Syrian troops counter-attack after rebel incursion in Damascus

Damaged streets after clashes erupted between Syrian government forces and rebels in Damascus (Sana/AP)
Damaged streets after clashes erupted between Syrian government forces and rebels in Damascus (Sana/AP)

Syrian government forces have launched a counter-attack against rebels in Damascus after a suicide car bombing and another insurgent assault in the country's capital, media reports said.

It was the second attempt by rebels in three days to penetrate the city's defences.

Rebels have been trying for years to break into the heart of Damascus, at times in conjunction with al Qaida-linked militants.

Al Qaida-affiliated suicide bombers have been targeting government security installations since the early days of the conflict.

Early on Tuesday, rebels detonated a car bomb in an eastern neighbourhood of Damascus and launched a renewed attack from the city's opposition-held Jobar area, according to the Lebanese militant Hezbollah group.

There were no immediate reports on casualty numbers in those attacks.

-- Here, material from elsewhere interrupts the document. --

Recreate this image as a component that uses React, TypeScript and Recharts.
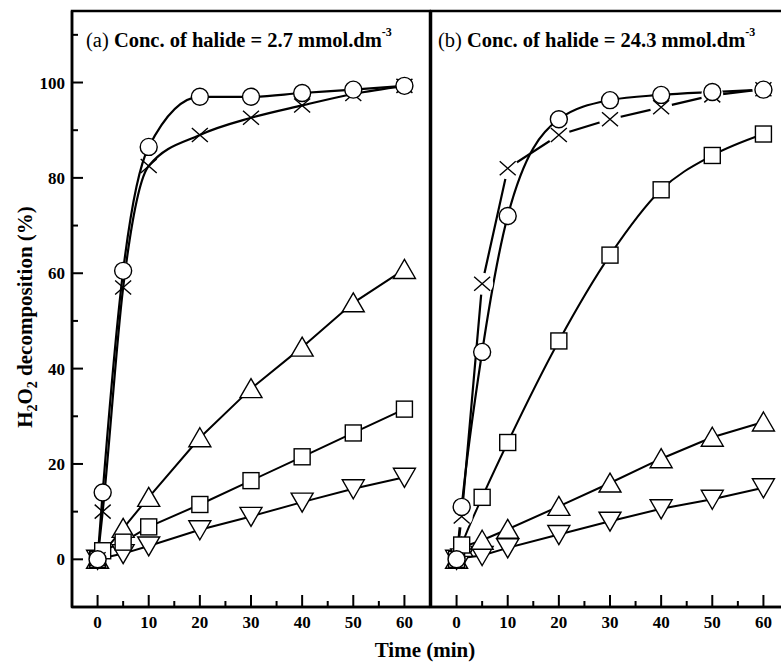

Hezbollah is heavily invested in defending President Bashar Assad in his country's civil war. Its military media arm said fighting was under way in Jobar, which Syrian government forces had held under siege since 2013.

Syrian state media later said the military responded with air strikes and artillery fire and that government forces repelled the attack.

Blasts and artillery fire shook Damascus and smoke clouded the skies over the Jobar and Qaboun neighbourhoods, where fighting also broke out on Sunday.

Syria's Sana news agency said government forces had encircled the "terrorist groups". It said 15 people were wounded in shelling across the capital.

A rebel blitz spearheaded by Syria's al Qaida branch shook eastern parts of Damascus on Sunday, with fighters seizing a neighbourhood before pro-government forces pushed them back on Monday.

It was the most serious insurgent incursion into the city since 2012.

The insurgent gains, though short-lived, come after months of steady rebel losses to government forces across Syria. It appeared to be an attempt by al Qaida's affiliate to mount sophisticated attacks against high-value targets to portray itself as the main force capable of fighting the government.